Glad to be back

Those Canadians–that hockey thing is serious. It’s on their $5 bill. And the Quebecois–wow, they really do speak French.

These and other stereotypes (if speaking French really counts as a stereotype) were confirmed on my first visit to fair Canada. As with Mexico, except without quite so much delight, I wondered why it had taken me more than 30 years to visit a country that is so close.

Unfortunately, I kind of blew the food front, because I was woefully unprepared for the trip. All I knew about eating in Montreal was that they make something called poutine, which is fies covered in gravy and some white cheese and maybe some other stuff. I spent most of the three days of the trip casting about for a good map, or a good bookstore at which to buy a map, but of course I couldn’t find the bookstore because I didn’t have a phone book or a map.

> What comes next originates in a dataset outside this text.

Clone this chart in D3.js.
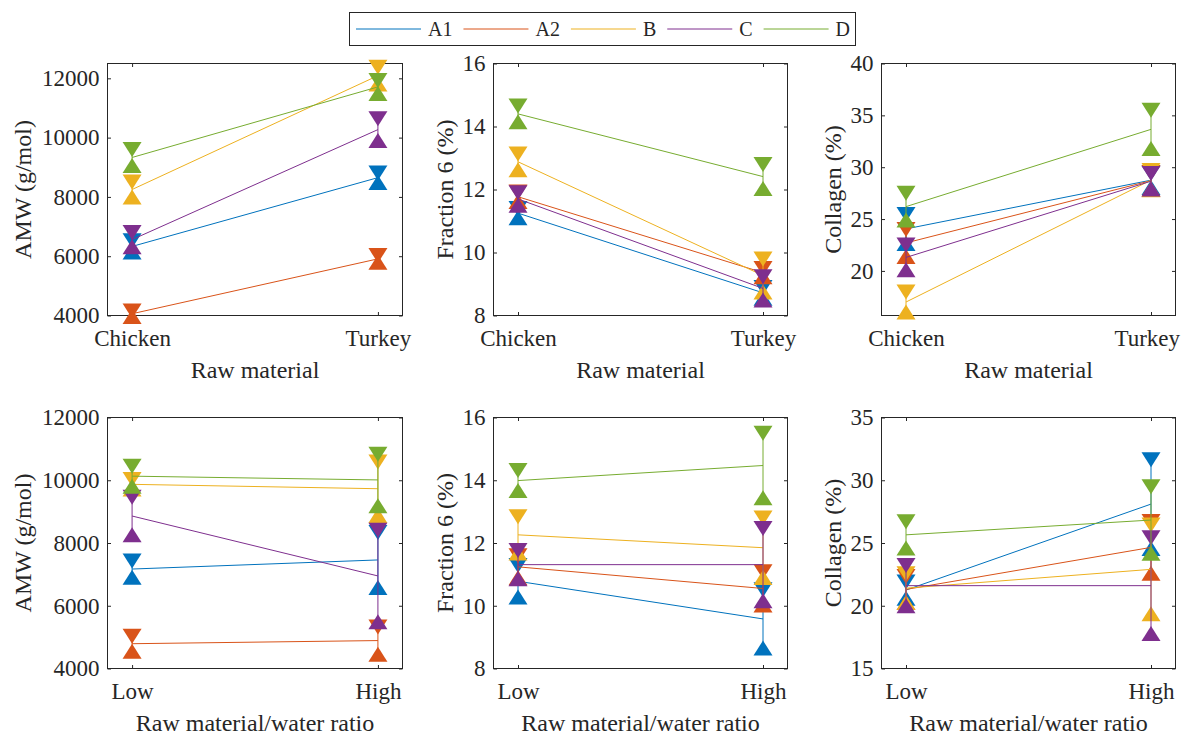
<!DOCTYPE html>
<html><head><meta charset="utf-8">
<script src="https://cdn.jsdelivr.net/npm/d3@7"></script>
<style>
#c, #c text, #c g text, #c .tick text { font-family: 'Liberation Serif', 'Times New Roman', Tinos !important; }
</style>
</head><body style="margin:0">
<svg id="c" width="1182" height="734" style="font-family:'Liberation Serif'"></svg>
<script>
// ---------- data ----------
const seriesNames = ["A1","A2","B","C","D"];
const rawMaterialCats = ["Chicken","Turkey"];
const ratioCats = ["Low","High"];

// Means / errors per series [A1, A2, B, C, D], each [first category, second category]
const amwRawMean  = [[6330,8650],[4060,5910],[8250,12090],[6560,10270],[9330,11710]];
const amwRawErr   = [[190,160],[90,110],[250,280],[240,370],[270,220]];
const fracRawMean = [[11.25,8.72],[11.77,9.36],[12.88,9.27],[11.70,8.86],[14.40,12.41]];
const fracRawErr  = [[0.15,0.17],[0.15,0.13],[0.25,0.52],[0.20,0.37],[0.25,0.38]];
const collRawMean = [[24.05,28.75],[22.7,28.7],[17.0,28.75],[21.3,28.65],[26.2,33.65]];
const collRawErr  = [[1.4,0.7],[1.3,0.8],[0.97,0.93],[1.2,0.75],[1.3,1.85]];

const amwRatioMean  = [[7170,7460],[4790,4890],[9870,9730],[8860,6950],[10130,10010]];
const amwRatioErr   = [[260,875],[240,435],[150,850],[600,1460],[320,820]];
const fracRatioMean = [[10.78,9.58],[11.24,10.55],[12.26,11.85],[11.31,11.31],[13.99,14.47]];
const fracRatioErr  = [[0.5,0.93],[0.35,0.53],[0.58,0.95],[0.45,1.15],[0.32,1.03]];
const collRatioMean = [[21.25,28.1],[21.3,24.65],[21.4,22.9],[21.6,21.6],[25.65,26.83]];
const collRatioErr  = [[0.65,3.53],[1.04,2.07],[1.15,3.53],[1.6,3.82],[1.05,2.65]];

const amwTicks = [4000,6000,8000,10000,12000];
const fracTicks = [8,10,12,14,16];
const collRawTicks = [20,25,30,35,40];
const collRatioTicks = [15,20,25,30,35];

// ---------- styles / layout ----------
const FONT = "'Liberation Serif', 'Times New Roman', Tinos";
const colors = ["#0072BD","#D95319","#EDB120","#7E2F8E","#77AC30"];
const axisColor = "#262626";
const cols = [{l:107.5,r:402.5,yl:77},{l:493.5,r:787.5,yl:41},{l:881.5,r:1175.5,yl:41}];
const rows = [{t:63.5,b:315.5},{t:417.5,b:668.5}];

const panels = [
  {row:0,col:0,mean:amwRawMean,err:amwRawErr,ylim:[4000,12500],ticks:amwTicks,cats:rawMaterialCats,ylab:"AMW (g/mol)",xlab:"Raw material"},
  {row:0,col:1,mean:fracRawMean,err:fracRawErr,ylim:[8,16],ticks:fracTicks,cats:rawMaterialCats,ylab:"Fraction 6 (%)",xlab:"Raw material"},
  {row:0,col:2,mean:collRawMean,err:collRawErr,ylim:[15.7,40],ticks:collRawTicks,cats:rawMaterialCats,ylab:"Collagen (%)",xlab:"Raw material"},
  {row:1,col:0,mean:amwRatioMean,err:amwRatioErr,ylim:[4000,12000],ticks:amwTicks,cats:ratioCats,ylab:"AMW (g/mol)",xlab:"Raw material/water ratio"},
  {row:1,col:1,mean:fracRatioMean,err:fracRatioErr,ylim:[8,16],ticks:fracTicks,cats:ratioCats,ylab:"Fraction 6 (%)",xlab:"Raw material/water ratio"},
  {row:1,col:2,mean:collRatioMean,err:collRatioErr,ylim:[15,35],ticks:collRatioTicks,cats:ratioCats,ylab:"Collagen (%)",xlab:"Raw material/water ratio"}
];

const svg = d3.select("#c");
const FS = 23;
const TW = 19, TH = 15; // triangle marker size

function setFont(sel){ sel.style("font-family",FONT,"important"); }

function styleAxis(g){
  g.attr("font-family",null).attr("font-size",null);
  g.select(".domain").remove();
  g.selectAll(".tick line").attr("stroke",axisColor);
  g.selectAll(".tick text").attr("font-size",FS).attr("fill",axisColor).call(setFont);
}

panels.forEach(p=>{
  const c = cols[p.col], r = rows[p.row];
  const x = d3.scaleLinear().domain([0.9,2.1]).range([c.l,c.r]);
  const y = d3.scaleLinear().domain(p.ylim).range([r.b,r.t]);
  const g = svg.append("g");

  g.append("g").attr("transform",`translate(${c.l},0)`)
    .call(d3.axisLeft(y).tickValues(p.ticks).tickFormat(d3.format("d")).tickSizeInner(-3.5).tickSizeOuter(0).tickPadding(8))
    .call(styleAxis);
  g.append("g").attr("transform",`translate(${c.r},0)`)
    .call(d3.axisRight(y).tickValues(p.ticks).tickSizeInner(-3.5).tickSizeOuter(0).tickFormat(""))
    .call(styleAxis);
  const xb = g.append("g").attr("transform",`translate(0,${r.b})`)
    .call(d3.axisBottom(x).tickValues([1,2]).tickFormat(i=>p.cats[i-1]).tickSizeInner(-3.5).tickSizeOuter(0))
    .call(styleAxis);
  xb.selectAll(".tick text").attr("y",30).attr("dy",null);
  // keep tick labels inside the page on the right
  xb.selectAll(".tick").each(function(){
    const tk = d3.select(this), t = tk.select("text").node();
    const tr = /translate\(([-\d.]+)/.exec(tk.attr("transform"));
    const tx = tr ? +tr[1] : 0, w = t.getComputedTextLength();
    if (tx + w/2 > 1180) d3.select(t).attr("x", 1180 - w/2 - tx);
  });
  g.append("g").attr("transform",`translate(0,${r.t})`)
    .call(d3.axisTop(x).tickValues([1,2]).tickSizeInner(-3.5).tickSizeOuter(0).tickFormat(""))
    .call(styleAxis);

  g.append("rect").attr("x",c.l).attr("y",r.t).attr("width",c.r-c.l).attr("height",r.b-r.t)
    .attr("fill","none").attr("stroke",axisColor).attr("stroke-width",1);

  g.append("text").attr("x",(c.l+c.r)/2).attr("y",r.b+62).attr("text-anchor","middle")
    .attr("fill",axisColor).attr("font-size",24).call(setFont).text(p.xlab);
  g.append("text").attr("transform",`translate(${c.l-c.yl},${(r.t+r.b)/2}) rotate(-90)`)
    .attr("text-anchor","middle").attr("fill",axisColor).attr("font-size",24).call(setFont).text(p.ylab);

  const line = d3.line().x(d=>x(d[0])).y(d=>y(d[1]));
  seriesNames.forEach((s,si)=>{
    const col = colors[si];
    const m = p.mean[si], e = p.err[si];
    const pts = m.map((v,i)=>[i+1,v]);
    const sg = g.append("g");
    sg.append("path").attr("d",line(pts)).attr("fill","none").attr("stroke",col).attr("stroke-width",1);
    m.forEach((v,i)=>{
      const cx = x(i+1);
      const yt = y(v+e[i]), yb = y(v-e[i]);
      sg.append("line").attr("x1",cx).attr("x2",cx).attr("y1",yt).attr("y2",yb)
        .attr("stroke",col).attr("stroke-width",1);
      sg.append("path").attr("d",`M${cx-TW/2},${yt-TH/2}L${cx+TW/2},${yt-TH/2}L${cx},${yt+TH/2}Z`).attr("fill",col);
      sg.append("path").attr("d",`M${cx-TW/2},${yb+TH/2}L${cx+TW/2},${yb+TH/2}L${cx},${yb-TH/2}Z`).attr("fill",col);
    });
  });
});

// legend
const lg = svg.append("g");
lg.append("rect").attr("x",349.5).attr("y",12.5).attr("width",506).attr("height",33)
  .attr("fill","#fff").attr("stroke",axisColor).attr("stroke-width",1);
let lx = 356;
seriesNames.forEach((s,si)=>{
  lg.append("line").attr("x1",lx).attr("x2",lx+65).attr("y1",29).attr("y2",29)
    .attr("stroke",colors[si]).attr("stroke-width",1);
  const t = lg.append("text").attr("x",lx+72).attr("y",36).attr("fill",axisColor)
    .attr("font-size",20).call(setFont).text(s);
  lx += 72 + t.node().getComputedTextLength() + 11;
});
</script>
</body></html>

Also, I have this problem with decision-making in which I must evaluate every single option and then choose. Which is an unfortunate OCD tendency in a consumer culture like ours (my favorite shopping experience ever: socialist-utopia discount grocery Aldi, in which there is only one kind of everything).

So this compulsion applies to both thrift stores and new cities. I can’t make up my mind about dinner because there might be an even better restaurant on the next block. And by the next block I’m so addled with hunger that I can’t make any decision at all. And once I’m eating, I can’t shake the feeling that maybe there was a better place just two blocks away.

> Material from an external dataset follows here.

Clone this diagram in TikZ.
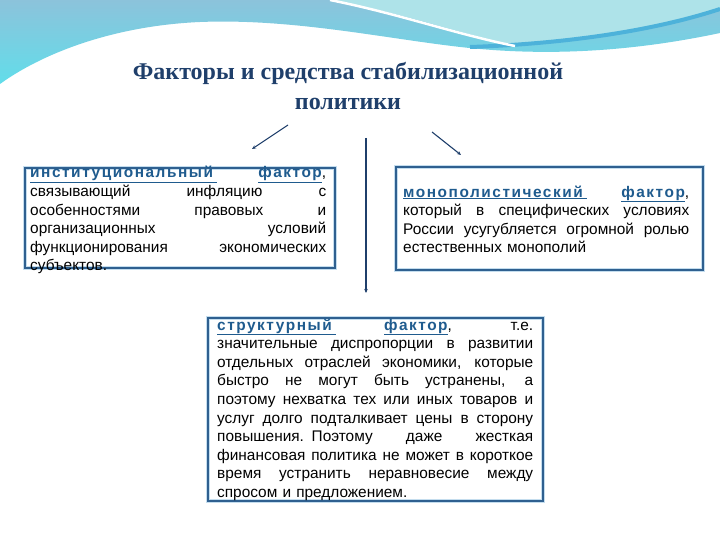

So I tried to keep this tendency in check with Fran, whom I’ve never really traveled with. Because her girlfriend is pregnant (see, everyone on the east coast…), I was accompanying her to Montreal to get her work visa stamped, in some exercise of bureaucratic hoop-jumping. I guess I was meant to be the chaperone–keep Fran’s natural British boozing habits under conrol. So because I hadn’t helped hatch the plot for the trip, I felt like maybe I shouldn’t be the bossy food-obsessed travel companion I usually am (though I did order fizzy water everywhere we went). And I couldn’t really be my know-it-all self, because I hadn’t so much as Googled “Montreal + food -poutine” before I got in the car.

We ate one good meal (Chez l’Epicier, where we had to order the appetizer named “a tribute to the duck,” with no further explanation), one funny meal (Olive Gormando, I think–a charming waiter warned us that the menu was all in French, then returned to explain earnestly that ‘cheesies deluxe’ were a wholesome sort of cheese-corn snack…which really meant organic Cheetos, as it turned out), and one extremely odd but inexpensive meal (Anubis “fusion cafe”: my main was boneless quail in mango sauce, with a side of spaetzle and some boiled cauliflower, all cooked by a Vietnamese guy).

This last place was kind of like the bizarro Kebab Cafe–a crew of regulars slurped wine and sang traditional Quebecois drinking songs (I’m guessing), and the chef came out of his tiny kitchen to make sure everything was fine. Which it kind of was. It was cheap, at least.

All this made me extra-glad to be walking up Steinway yesterday, dawdling in front of all the familiar stores, and then seeing Ali sitting outside the ol’ KC, smoking a shisha and shooting the breeze with someone who turned out to be the ex-bartender at the Bohemian Hall. I sat and drank some tea, assured Ali I hadn’t done anything scandalous in Mexico, and soaked up the sweet feeling of familiar territory, where the choices are many, but easily made.